Retype exactly what runs from the first line of the data to the line with "as truth functions</div>", keeping both of those lines and skipping pictures.

..........

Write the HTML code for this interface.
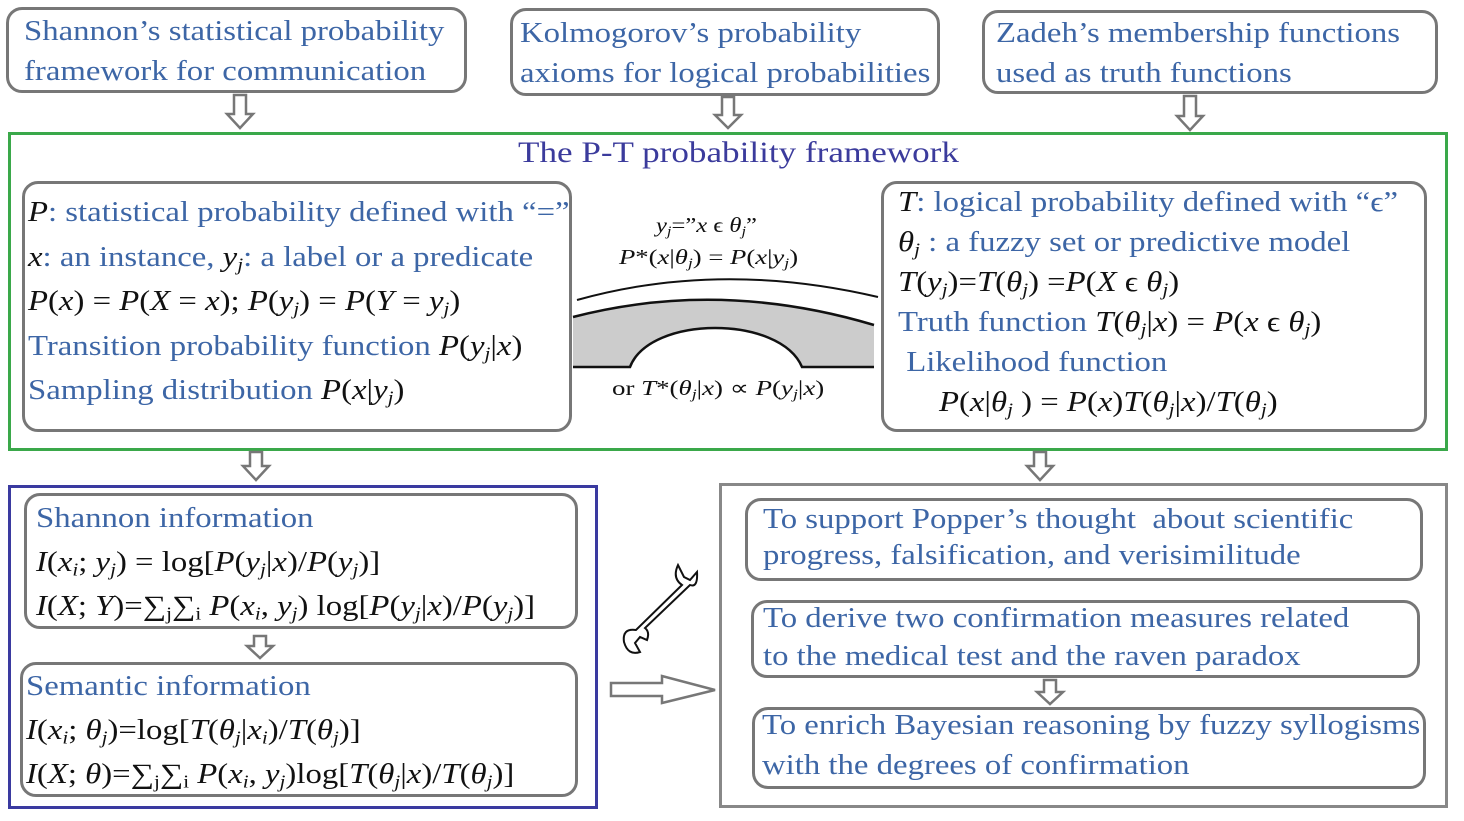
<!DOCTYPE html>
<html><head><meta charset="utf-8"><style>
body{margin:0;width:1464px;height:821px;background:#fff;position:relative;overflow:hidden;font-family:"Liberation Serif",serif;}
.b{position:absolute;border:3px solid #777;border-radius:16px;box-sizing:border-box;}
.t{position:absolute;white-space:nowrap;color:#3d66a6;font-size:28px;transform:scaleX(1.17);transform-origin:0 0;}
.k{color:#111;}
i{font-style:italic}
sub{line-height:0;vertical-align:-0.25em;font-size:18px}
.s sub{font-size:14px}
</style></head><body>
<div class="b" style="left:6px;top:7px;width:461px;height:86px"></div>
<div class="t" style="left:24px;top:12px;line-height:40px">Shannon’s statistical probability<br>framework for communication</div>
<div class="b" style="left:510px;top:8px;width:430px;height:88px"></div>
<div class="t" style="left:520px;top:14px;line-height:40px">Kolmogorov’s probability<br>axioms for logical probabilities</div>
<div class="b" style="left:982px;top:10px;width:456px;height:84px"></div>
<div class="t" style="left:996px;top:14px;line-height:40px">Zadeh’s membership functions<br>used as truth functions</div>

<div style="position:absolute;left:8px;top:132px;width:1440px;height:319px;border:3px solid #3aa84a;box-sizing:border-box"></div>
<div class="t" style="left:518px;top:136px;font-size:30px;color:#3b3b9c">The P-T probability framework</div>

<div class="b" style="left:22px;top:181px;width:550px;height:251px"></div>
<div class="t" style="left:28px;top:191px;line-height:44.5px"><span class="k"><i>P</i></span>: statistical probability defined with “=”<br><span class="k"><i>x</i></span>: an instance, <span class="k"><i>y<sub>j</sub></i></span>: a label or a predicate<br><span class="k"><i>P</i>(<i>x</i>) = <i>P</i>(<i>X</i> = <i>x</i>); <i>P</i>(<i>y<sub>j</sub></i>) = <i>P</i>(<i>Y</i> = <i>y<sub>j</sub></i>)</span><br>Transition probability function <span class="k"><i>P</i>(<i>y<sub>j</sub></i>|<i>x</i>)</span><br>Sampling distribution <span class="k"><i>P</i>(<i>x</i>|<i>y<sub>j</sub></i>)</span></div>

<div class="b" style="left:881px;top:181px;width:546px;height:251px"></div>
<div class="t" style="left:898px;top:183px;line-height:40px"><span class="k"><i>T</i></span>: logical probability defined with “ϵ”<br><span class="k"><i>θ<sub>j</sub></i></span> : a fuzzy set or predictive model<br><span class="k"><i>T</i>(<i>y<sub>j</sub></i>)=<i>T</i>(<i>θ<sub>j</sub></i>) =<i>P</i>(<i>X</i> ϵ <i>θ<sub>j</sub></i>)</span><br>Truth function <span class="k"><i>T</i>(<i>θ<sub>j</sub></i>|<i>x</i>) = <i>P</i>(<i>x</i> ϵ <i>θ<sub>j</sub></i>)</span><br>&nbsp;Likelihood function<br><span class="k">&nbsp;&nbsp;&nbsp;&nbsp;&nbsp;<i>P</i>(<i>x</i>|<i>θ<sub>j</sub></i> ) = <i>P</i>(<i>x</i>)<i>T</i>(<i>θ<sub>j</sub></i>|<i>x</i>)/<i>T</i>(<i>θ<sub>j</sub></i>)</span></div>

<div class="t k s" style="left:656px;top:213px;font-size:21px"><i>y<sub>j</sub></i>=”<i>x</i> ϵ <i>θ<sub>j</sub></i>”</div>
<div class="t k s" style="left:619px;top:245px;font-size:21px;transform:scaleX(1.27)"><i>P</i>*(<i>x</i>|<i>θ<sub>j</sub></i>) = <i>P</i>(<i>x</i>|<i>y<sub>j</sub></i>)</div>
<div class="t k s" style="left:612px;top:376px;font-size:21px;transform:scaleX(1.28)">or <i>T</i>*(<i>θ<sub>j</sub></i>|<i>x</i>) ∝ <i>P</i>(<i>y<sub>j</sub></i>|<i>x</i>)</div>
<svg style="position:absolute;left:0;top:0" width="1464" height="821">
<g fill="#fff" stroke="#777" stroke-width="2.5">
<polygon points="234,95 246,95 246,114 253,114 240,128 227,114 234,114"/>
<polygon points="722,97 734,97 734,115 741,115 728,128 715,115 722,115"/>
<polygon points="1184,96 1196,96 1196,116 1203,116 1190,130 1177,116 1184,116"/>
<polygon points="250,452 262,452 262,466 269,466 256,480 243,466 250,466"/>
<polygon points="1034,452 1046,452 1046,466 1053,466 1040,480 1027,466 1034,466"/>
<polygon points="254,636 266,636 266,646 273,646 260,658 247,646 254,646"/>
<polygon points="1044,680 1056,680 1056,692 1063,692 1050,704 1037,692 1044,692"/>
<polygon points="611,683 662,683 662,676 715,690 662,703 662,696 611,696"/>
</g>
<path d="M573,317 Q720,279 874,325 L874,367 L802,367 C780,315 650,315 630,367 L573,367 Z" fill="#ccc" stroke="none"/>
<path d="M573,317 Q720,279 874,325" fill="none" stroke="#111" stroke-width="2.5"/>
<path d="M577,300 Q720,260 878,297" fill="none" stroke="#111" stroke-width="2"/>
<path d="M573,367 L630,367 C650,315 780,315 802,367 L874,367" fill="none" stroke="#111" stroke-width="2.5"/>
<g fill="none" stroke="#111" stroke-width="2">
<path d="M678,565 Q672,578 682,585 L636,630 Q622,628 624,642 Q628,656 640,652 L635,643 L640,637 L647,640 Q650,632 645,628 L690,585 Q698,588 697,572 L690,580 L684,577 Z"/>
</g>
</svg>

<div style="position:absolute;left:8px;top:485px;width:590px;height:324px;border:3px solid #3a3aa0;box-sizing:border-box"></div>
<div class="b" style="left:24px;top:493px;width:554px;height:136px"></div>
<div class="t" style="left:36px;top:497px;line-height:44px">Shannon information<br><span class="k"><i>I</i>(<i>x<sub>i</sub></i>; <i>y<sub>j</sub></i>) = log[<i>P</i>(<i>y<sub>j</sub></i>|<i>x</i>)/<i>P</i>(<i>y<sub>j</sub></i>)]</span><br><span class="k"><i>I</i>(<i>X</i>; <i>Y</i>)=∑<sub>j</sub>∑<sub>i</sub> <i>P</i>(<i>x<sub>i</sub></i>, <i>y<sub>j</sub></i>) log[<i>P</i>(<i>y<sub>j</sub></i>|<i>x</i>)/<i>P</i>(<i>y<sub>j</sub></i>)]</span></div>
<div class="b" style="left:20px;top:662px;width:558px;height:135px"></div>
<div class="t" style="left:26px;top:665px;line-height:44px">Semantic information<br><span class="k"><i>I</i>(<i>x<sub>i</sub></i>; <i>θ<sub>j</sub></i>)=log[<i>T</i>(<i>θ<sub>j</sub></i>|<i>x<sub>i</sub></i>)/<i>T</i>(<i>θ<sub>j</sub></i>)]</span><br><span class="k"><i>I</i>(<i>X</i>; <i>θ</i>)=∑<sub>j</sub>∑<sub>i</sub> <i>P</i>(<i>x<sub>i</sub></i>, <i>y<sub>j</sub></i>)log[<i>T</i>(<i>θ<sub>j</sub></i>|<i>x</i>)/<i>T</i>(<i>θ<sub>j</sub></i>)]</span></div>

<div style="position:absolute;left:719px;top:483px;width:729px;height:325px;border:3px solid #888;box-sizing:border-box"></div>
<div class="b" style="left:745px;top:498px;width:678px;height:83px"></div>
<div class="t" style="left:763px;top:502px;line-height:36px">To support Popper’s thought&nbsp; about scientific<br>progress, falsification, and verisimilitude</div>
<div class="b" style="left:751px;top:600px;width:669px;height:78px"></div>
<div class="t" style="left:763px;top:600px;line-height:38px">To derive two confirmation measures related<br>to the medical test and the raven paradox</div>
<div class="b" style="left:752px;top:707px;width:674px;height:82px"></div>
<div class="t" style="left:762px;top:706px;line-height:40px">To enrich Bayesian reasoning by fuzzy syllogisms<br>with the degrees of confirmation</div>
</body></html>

..........

● Output for this task:
Write the HTML code for this interface.
<!DOCTYPE html>
<html><head><meta charset="utf-8"><style>
body{margin:0;width:1464px;height:821px;background:#fff;position:relative;overflow:hidden;font-family:"Liberation Serif",serif;}
.b{position:absolute;border:3px solid #777;border-radius:16px;box-sizing:border-box;}
.t{position:absolute;white-space:nowrap;color:#3d66a6;font-size:28px;transform:scaleX(1.17);transform-origin:0 0;}
.k{color:#111;}
i{font-style:italic}
sub{line-height:0;vertical-align:-0.25em;font-size:18px}
.s sub{font-size:14px}
</style></head><body>
<div class="b" style="left:6px;top:7px;width:461px;height:86px"></div>
<div class="t" style="left:24px;top:12px;line-height:40px">Shannon’s statistical probability<br>framework for communication</div>
<div class="b" style="left:510px;top:8px;width:430px;height:88px"></div>
<div class="t" style="left:520px;top:14px;line-height:40px">Kolmogorov’s probability<br>axioms for logical probabilities</div>
<div class="b" style="left:982px;top:10px;width:456px;height:84px"></div>
<div class="t" style="left:996px;top:14px;line-height:40px">Zadeh’s membership functions<br>used as truth functions</div>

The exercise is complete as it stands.